Wed October 10, 2012
Cutbacks At FedEx Express Part Of A Larger Trend
FedEx announced plans to increase profits by $1.7 billion a year at a two-day meeting for investors this week. Most of that increase will come from cuts to the company’s oldest and largest division—FedEx Express.
In a story that is now legendary, FedEx Founder Fred Smith argued for the need for a reliable, overnight delivery service in a term paper he wrote while at Yale. He built a company that rakes in more that $40 billion a year on that idea, but demand for FedEx’s Express services has shrunk in the slack economy. Many customers have switched to cheaper and slower options, like FedEx Ground.
Profits at FedEx Express fell almost 30 percent last quarter, and that hurt the company as a whole—income fell $5 million, or about one percent.
Smith will offer thousands of Express employees buyouts, close facilities, and increase automation. He’ll also use his company’s technology to adjust delivery routes and make them more efficient. All in all, Smith says these measures will boost profits at Express by $1.6 billion a year.
The cost-cuts pleased Arthur Hatfield, an analyst at Raymond James. He thought the company was only going to be able to find a billion dollars of savings.
“This is really a new effort for this company and kind of a real change in philosophy,” Hatfield said. “Historically, they’ve always been about growth, they’ve always been focused about going to where they think the growth is going to be, and much less so about near-term cost-focused.”
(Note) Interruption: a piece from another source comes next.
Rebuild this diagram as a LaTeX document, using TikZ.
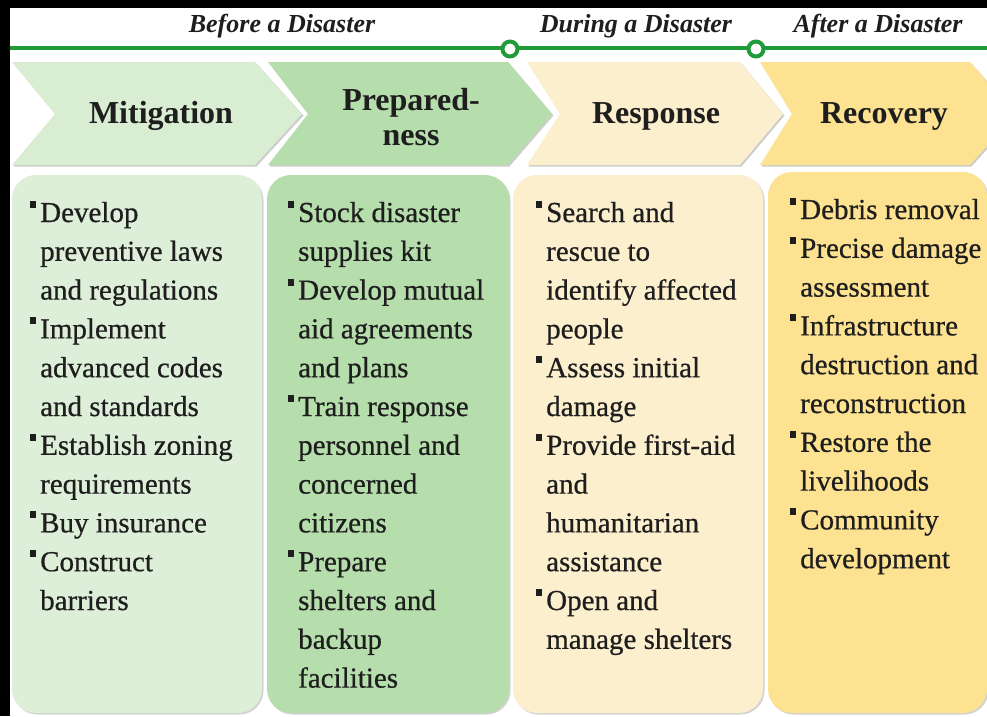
\documentclass[tikz,border=0pt]{standalone}
\usepackage{fontspec}
\setmainfont{Liberation Serif}
\newfontfamily\itemfont[FakeBold=0.6]{Liberation Serif}
\usetikzlibrary{shadows}
\definecolor{mitfill}{HTML}{D9EDD2}
\definecolor{mitbox}{HTML}{DDEFD8}
\definecolor{prepfill}{HTML}{B6DDAC}
\definecolor{respfill}{HTML}{FCEFCE}
\definecolor{recfill}{HTML}{FDE292}
\definecolor{linegreen}{HTML}{1F9B3A}
\definecolor{inkgray}{HTML}{1E1E1E}
\newcommand\sqbul{\leavevmode\llap{\rule[14pt]{6pt}{7pt}\hspace{4pt}}}
\newcommand\itemtext[1]{\parbox[t]{240pt}{\raggedright\itemfont\fontsize{29}{38.8}\selectfont #1}}
\tikzset{
  chev/.style={drop shadow={shadow xshift=1.5pt,shadow yshift=-1.5pt,opacity=0.4,fill=gray}},
  panel/.style={rounded corners=24pt,drop shadow={shadow xshift=1.5pt,shadow yshift=-1.5pt,opacity=0.35,fill=gray}},
  head/.style={font=\fontsize{32}{35}\selectfont\bfseries,align=center,text=inkgray,inner sep=0pt},
  era/.style={font=\fontsize{26}{30}\selectfont\bfseries\itshape,anchor=base,text=inkgray,inner sep=0pt},
  items/.style={anchor=base west,inner sep=0pt,text=inkgray},
  stop/.style={circle,draw=linegreen,line width=4pt,fill=white,minimum size=15pt,inner sep=0pt},
}
\begin{document}
\begin{tikzpicture}[x=1pt, y=-1pt, line cap=round, line join=round]
  \useasboundingbox (0,0) rectangle (987,716);
  \fill[black] (0,0) rectangle (987,716);
  \fill[white] (10,8) rectangle (987,716);
  % timeline
  \draw[linegreen,line width=4pt,line cap=butt] (10,48) -- (987,48);
  \node[stop] (during) at (510,49) {};
  \node[stop] (after) at (756,49) {};
  \node[era] (tbefore) at (282,32) {Before a Disaster};
  \node[era] (tduring) at (636,32) {During a Disaster};
  \node[era] (tafter) at (878,32) {After a Disaster};
  % phase arrows
  \fill[chev,fill=mitfill] (12,62) -- (255,62) -- (302,114) -- (255,165) -- (12,165) -- (55,114) -- cycle;
  \fill[chev,fill=prepfill] (268,62) -- (508,62) -- (552,114) -- (508,165) -- (268,165) -- (308,114) -- cycle;
  \fill[chev,fill=respfill] (527,62) -- (740,62) -- (783,114) -- (740,165) -- (527,165) -- (560,114) -- cycle;
  \fill[chev,fill=recfill] (760,62) -- (970,62) -- (1016,114) -- (970,165) -- (760,165) -- (792,114) -- cycle;
  \node[head,anchor=base] (mit) at (161,123) {Mitigation};
  \node[head] (prep) at (411,117) {Prepared-\\ness};
  \node[head,anchor=base] (resp) at (656,123) {Response};
  \node[head,anchor=base] (rec) at (884,123) {Recovery};
  % panels
  \fill[panel,fill=mitbox] (12,175) rectangle (262,713);
  \fill[panel,fill=prepfill] (267,175) rectangle (509,713);
  \fill[panel,fill=respfill] (513,175) rectangle (763,713);
  \fill[panel,fill=recfill] (768,172) rectangle (987,713);
  \node[items] (mitlist) at (40,222) {\itemtext{\sqbul Develop\\ preventive laws\\ and regulations\\
    \sqbul Implement\\ advanced codes\\ and standards\\ \sqbul Establish zoning\\ requirements\\
    \sqbul Buy insurance\\ \sqbul Construct\\ barriers}};
  \node[items] (preplist) at (298,222) {\itemtext{\sqbul Stock disaster\\ supplies kit\\
    \sqbul Develop mutual\\ aid agreements\\ and plans\\ \sqbul Train response\\ personnel and\\
    concerned\\ citizens\\ \sqbul Prepare\\ shelters and\\ backup\\ facilities}};
  \node[items] (resplist) at (546,222) {\itemtext{\sqbul Search and\\ rescue to\\ identify affected\\
    people\\ \sqbul Assess initial\\ damage\\ \sqbul Provide first-aid\\ and\\ humanitarian\\
    assistance\\ \sqbul Open and\\ manage shelters}};
  \node[items] (reclist) at (800,219) {\itemtext{\sqbul Debris removal\\ \sqbul Precise damage\\
    assessment\\ \sqbul Infrastructure\\ destruction and\\ reconstruction\\ \sqbul Restore the\\
    livelihoods\\ \sqbul Community\\ development}};
\end{tikzpicture}
\end{document}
Gregory Harrison who researches companies on the Standard & Poor’s 500 for Thomson Reuters said, “A lot of companies are, and have been, doing cost-cutting to maintain their margins.” This quarter is shaping up to be the dreariest Harrison has seen in three years.
“For twelve straight quarters we’ve seen positive earnings growth, now we are expected to see earnings decline. So, there definitely is a wider trend where companies are struggling to maintain their earnings, especially as their revenues fall.”
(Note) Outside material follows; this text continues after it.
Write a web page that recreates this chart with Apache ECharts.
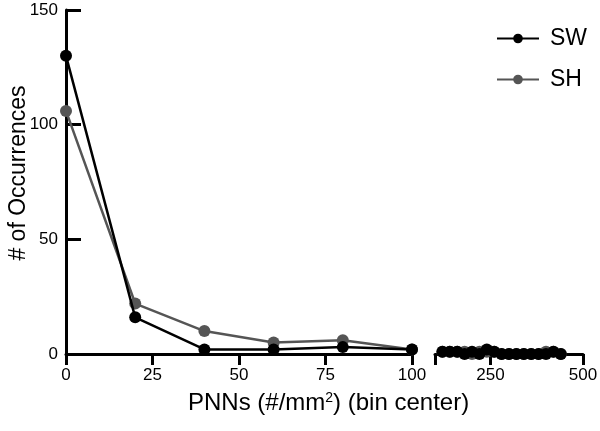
<!DOCTYPE html>
<html>
<head>
<meta charset="utf-8">
<script src="https://cdn.jsdelivr.net/npm/echarts@6/dist/echarts.min.js"></script>
<style>
  html, body { margin: 0; padding: 0; background: #fff; }
  #chart { width: 600px; height: 431px; }
</style>
</head>
<body>
<div id="chart"></div>
<script>
// bin centers, left segment (0-100) and right segment (100-500)
var binsLow = [0, 20, 40, 60, 80, 100];
var binsHigh = [120, 140, 160, 180, 200, 220, 240, 260, 280, 300, 320, 340, 360, 380, 400, 420, 440];
// # of occurrences
var swLow = [130, 16, 2, 2, 3, 2];
var shLow = [106, 22, 10, 5, 6, 2];
var swHigh = [1, 1, 1, 0, 1, 0, 2, 1, 0, 0, 0, 0, 0, 0, 0, 1, 0];
var shHigh = [1, 1, 1, 1, 0, 1, 1, 1, 0, 0, 0, 0, 0, 0, 1, 1, 0];
var xTicksHigh = [100, 250, 500];
var xLabelsHigh = [250, 500];

function pairs(xs, ys) {
  return xs.map(function (x, i) { return [x, ys[i]]; });
}

var myChart = echarts.init(document.getElementById("chart"));
var font = "Liberation Sans, Arial, sans-serif";
var axisLine = { show: true, lineStyle: { color: "#000", width: 3 } };

function series(name, color, xi, data, z) {
  return {
    name: name,
    type: "line",
    xAxisIndex: xi,
    yAxisIndex: xi,
    data: data,
    symbol: "circle",
    symbolSize: 12,
    clip: false,
    z: z,
    lineStyle: { color: color, width: 2.5 },
    itemStyle: { color: color },
    emphasis: { disabled: true }
  };
}

var option = {
  animation: false,
  legend: {
    orient: "vertical",
    left: 491,
    top: 22,
    itemWidth: 42,
    itemHeight: 12,
    itemGap: 18,
    textStyle: { fontFamily: font, fontSize: 23, color: "#000", padding: [0, 0, 0, 6] },
    data: ["SW", "SH"]
  },
  grid: [
    { left: 66, top: 10, width: 346, height: 344, outerBoundsMode: "none" },
    { left: 435, top: 10, width: 148, height: 344, outerBoundsMode: "none" }
  ],
  xAxis: [
    {
      gridIndex: 0, type: "value", min: 0, max: 100, interval: 25,
      axisLine: axisLine,
      axisTick: { show: true, length: 11, lineStyle: { width: 3, color: "#000" } },
      axisLabel: { margin: 13, fontFamily: font, fontSize: 17, color: "#000" },
      splitLine: { show: false }
    },
    {
      gridIndex: 1, type: "value", min: 100, max: 500,
      axisLine: axisLine,
      axisTick: { show: true, length: 11, customValues: xTicksHigh, lineStyle: { width: 3, color: "#000" } },
      axisLabel: { margin: 13, fontFamily: font, fontSize: 17, color: "#000", customValues: xLabelsHigh },
      splitLine: { show: false }
    }
  ],
  yAxis: [
    {
      gridIndex: 0, type: "value", min: 0, max: 150, interval: 50,
      name: "# of Occurrences", nameLocation: "middle", nameGap: 36, nameMoveOverlap: false,
      nameTextStyle: { fontFamily: font, fontSize: 23, color: "#000", padding: [0, 0, 0, 18] },
      axisLine: axisLine,
      axisTick: { show: true, inside: true, length: 15, lineStyle: { width: 3, color: "#000" } },
      axisLabel: { margin: 8, fontFamily: font, fontSize: 17, color: "#000" },
      splitLine: { show: false }
    },
    {
      gridIndex: 1, type: "value", min: 0, max: 150, show: false
    }
  ],
  graphic: [
    {
      type: "text", left: 188, top: 391,
      style: {
        text: "{t|PNNs (#/mm}{s|2}{t|) (bin center)}",
        rich: {
          t: { font: "24px " + font, fill: "#000", verticalAlign: "bottom" },
          s: { font: "14px " + font, fill: "#000", verticalAlign: "top" }
        }
      }
    }
  ],
  series: [
    series("SH", "#555555", 0, pairs(binsLow, shLow), 2),
    series("SW", "#000000", 0, pairs(binsLow, swLow), 3),
    series("SH", "#555555", 1, pairs(binsHigh, shHigh), 2),
    series("SW", "#000000", 1, pairs(binsHigh, swHigh), 3)
  ]
};
myChart.setOption(option);
</script>
</body>
</html>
Rival UPS has seen declining returns on express mail, too, but that hasn’t hurt UPS’ bottom line as much as it has hurt FedEx because UPS’ business is much more centered around its ground service, and trucks, rather express mail and planes.
FedEx is so synonymous with overnight delivery that the company name has become a verb. So, how does Founder Fred Smith think about the changes at Express?
“I guess the best analogy is for years and years Coca-Cola sold drinks with sugar in them and with a red label,” Smith said, “and over the last 25 years they’ve gone into Sprite, which is a green can, and they have Diet Coke which is a silver can….So, the same thing happened to FedEx.”
Smith pointed out that FedEx offers ground and freight transportation, too, but that doesn’t mean the company has given up on Express. “The worldwide system and the Express business has changed,” Smith said, “and we’ve broadened the product line.”